Celebrating birthdays together at TGG MonSun. We’re trying to create a culture of reading by getting Christian books for each person’s birthday!

Celebrating birthdays together at TGG MonSun. We’re trying to create a culture of reading by getting Christian books for each person’s birthday!

 

How has it been?

CMA has been extremely humbling thus far. Being able to do word ministry on a full-time paid basis is something I am aware not many people have the privilege of doing. There are others in church who have the same desire but are unable to due to circumstances, and I constantly remind myself that serving this King is both my duty and privilege.

Of the many lessons I’ve learnt, i’ll try to condense them down to a handful (for now). CMA has…

 

  1. helped me appreciate word ministers on a whole new level
    Having to preach 4 sermons consecutively at Monash CF camp on top of writing camp bible studies certainly pushed me in every sense of the word. The amount of thinking, writing, rehearsing and delivering needed for one sermon taught me that I should never take faithful word ministers for granted. (Go thank your pastor/word minister/gg leader today!)

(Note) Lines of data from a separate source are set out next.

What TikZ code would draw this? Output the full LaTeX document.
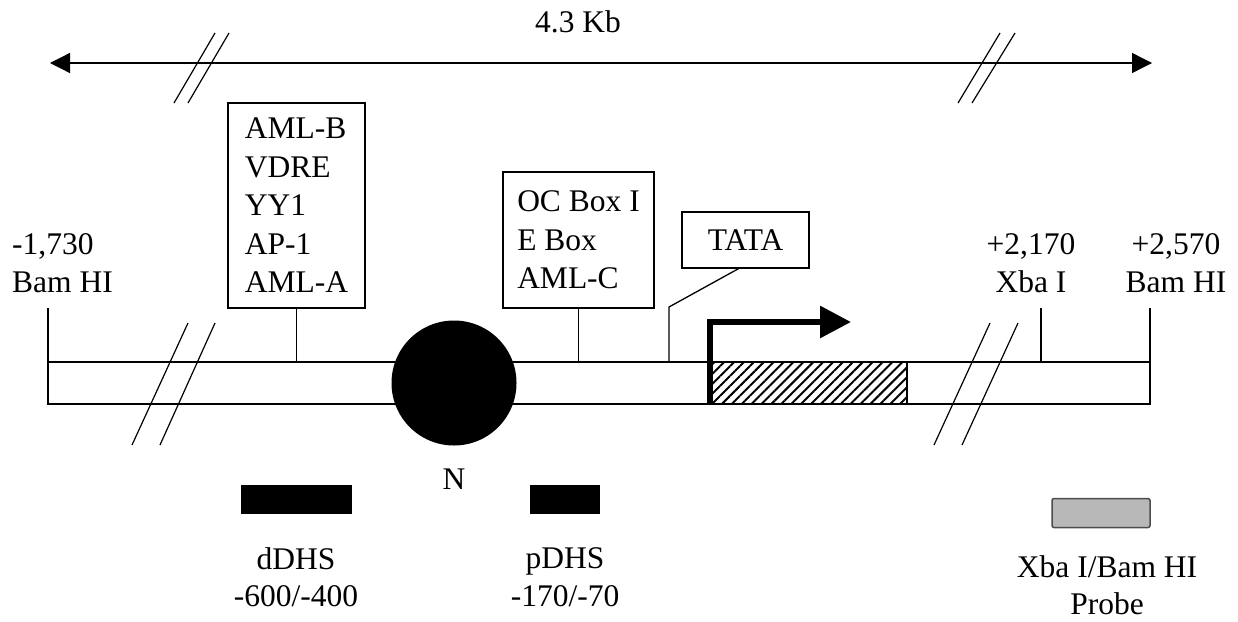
\documentclass[tikz,border=0pt]{standalone}
\usepackage{fontspec}
\setmainfont{Liberation Serif}
\usetikzlibrary{patterns.meta,arrows.meta}
\begin{document}
\begin{tikzpicture}[x=1pt,y=-1pt,
  ln/.style={line width=1.3pt},
  txt/.style={font=\fontsize{31.5}{37.5}\selectfont, inner sep=0pt, align=center},
  fbox/.style={draw, line width=1.3pt, font=\fontsize{31.5}{38.5}\selectfont, align=left, inner sep=0pt},
  brk/.style={line width=1.2pt},
  blk/.style={fill=black, draw=none}]
\useasboundingbox (0,0) rectangle (1238,621);
% top scale arrow
\coordinate (tl) at (50,63);
\coordinate (tr) at (1152,63);
\draw[ln, {Triangle[length=20pt,width=20pt]}-{Triangle[length=20pt,width=20pt]}] (tl) -- (tr);
\node[txt] (kb) at (578,22) {4.3 Kb};
\draw[brk] (174,103) -- (215,33);
\draw[brk] (188,103) -- (229,33);
\draw[brk] (958,103) -- (1000,33);
\draw[brk] (972,103) -- (1015,33);
% DNA bar
\coordinate (b1) at (48,362);
\coordinate (b2) at (1150,404);
\draw[ln] (b1) rectangle (b2);
% hatched gene
\draw[ln, pattern={Lines[angle=45,distance=7pt,line width=2pt]}] (710,362) rectangle (907,404);
% ends
\node[txt, align=left, anchor=west] (lend) at (12,263) {-1,730\\Bam HI};
\node[txt] (xba) at (1031,263) {+2,170\\Xba I};
\node[txt] (rend) at (1176,263) {+2,570\\Bam HI};
\draw[ln] (48,308) -- (b1);
\draw[ln] (1041,308) -- (1041,362);
\draw[ln] (1150,308) -- (1150,362);
% boxes
\node[fbox, minimum width=137pt, minimum height=205pt] (box1) at (296.5,205.5) {AML-B\\VDRE\\YY1\\AP-1\\AML-A};
\node[fbox, minimum width=151pt, minimum height=136pt] (box2) at (578.5,240) {OC Box I\\E Box\\AML-C};
\node[fbox, minimum width=127pt, minimum height=56pt] (tata) at (745.5,240) {TATA};
\draw[ln] (box1.south) -- (box1.south |- b1);
\draw[ln] (box2.south) -- (box2.south |- b1);
\coordinate (tk) at (669,307);
\draw[ln] ([xshift=-7pt]tata.south) -- (tk) -- (tk |- b1);
% break marks on bar
\draw[brk] (188,323) -- (132,445);
\draw[brk] (215,323) -- (160,445);
\draw[brk] (990,323) -- (934,445);
\draw[brk] (1018,323) -- (962,445);
% nucleosome
\node[circle, blk, minimum size=125pt, inner sep=0pt] (nuc) at (454,383) {};
\node[txt] (n) at (454,479) {N};
% transcription start arrow
\coordinate (ts) at (710,404);
\coordinate (tc) at (710,322);
\coordinate (te) at (851,322);
\draw[line width=6pt, miter limit=10, -{Triangle[length=31pt,width=31pt]}] (ts) -- (tc) -- (te);
% DHS bars
\node[blk, minimum width=111pt, minimum height=29pt, inner sep=0pt] (ddhs) at (296.5,499.5) {};
\node[blk, minimum width=70pt, minimum height=29pt, inner sep=0pt] (pdhs) at (565,499.5) {};
\node[txt] (ddhsl) at (296,577) {dDHS\\-600/-400};
\node[txt] (pdhsl) at (565,577) {pDHS\\-170/-70};
% probe
\node[draw=black!70, fill=black!28, line width=1.5pt, rounded corners=2pt, minimum width=98pt, minimum height=29pt, inner sep=0pt] (probe) at (1101,513) {};
\node[txt] (probel) at (1107,585) {Xba I/Bam HI\\Probe};
\end{tikzpicture}
\end{document}
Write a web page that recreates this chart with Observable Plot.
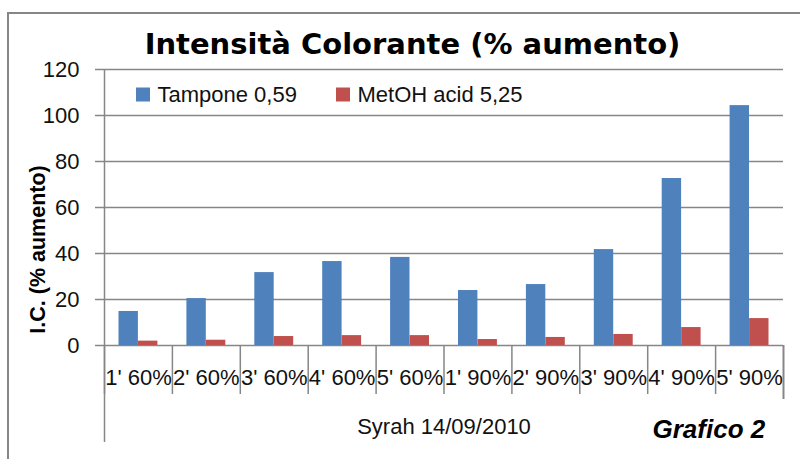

    Preaching at Monash CF Camp 2018 on the topic of Worship

    Preaching at Monash CF Camp 2018 on the topic of Worship

     

  2. given me a chance to (really really) love the church
    It was great hearing Reverend Phillip Jensen, who trained Pastor Robin as his ministry apprentice, preach on Ephesians at CERC Camp recently (check out sermon recordings here) is awesome in reminding and teaching us that God’s Church is how God creates a new humanity who will belong to Christ and be Christ’s people who live for His glory. CMA constantly challenges your servant-heartedness (or lack thereof) in loving the church sacrificially day in and out, and bearing with each other’s weaknesses as you yourself learn to be godly and to kill sin.
  3. taught me to never take this church for granted!
    It can be easy to fall into the trap of thinking that faithful preaching is the norm, especially when we get spoiled by really rich, exegetically faithful, theological and God-glorifying sermons each week in CERC. What helps is talking to Christians from various backgrounds, some of whom don’t actually know the gospel despite calling themselves Christians for years. It reminds me that we can never assume the Gospel (ever!) and that we must always work hard to protect the faithful preaching of the Word, whilst striving to teach, correct and help others understand this glorious Gospel too.
  4. taught me that you should never fully trust yourself
    You learn that total depravity, a term coined to describe the fallen state of human beings that has enslaved our minds, hearts, thoughts and actions to sin – is 100% true if you do ministry long enough. I’ve learnt that human beings are often self deceiving and can easily fall into the trap of listening to our own fallen logic, emotions and perspective. Often times, we become defensive when a loving brother or sister tries to rebuke us because we feel attacked or plotted against. Or we take things personally when things aren’t even personal.

    The reality is that we can’t and shouldn’t fully trust ourselves. Instead of falling deeper into the inadvertent spiral of our fallen logic and self justification, it might be better off asking for a godly brother or sister to help spot our sin and inconsistencies.

    Sometimes, we should just pause, take a step back and be quick to repent if necessary.

    And this is consistent with what John Calvin, a famous Reformer in the 1500s, said

    It is of no slight importance for you to be cleansed of your blind love of self that you may be made more nearly aware of your incapacity, . . . that you may learn to distrust yourself, that you may transfer your trust to God.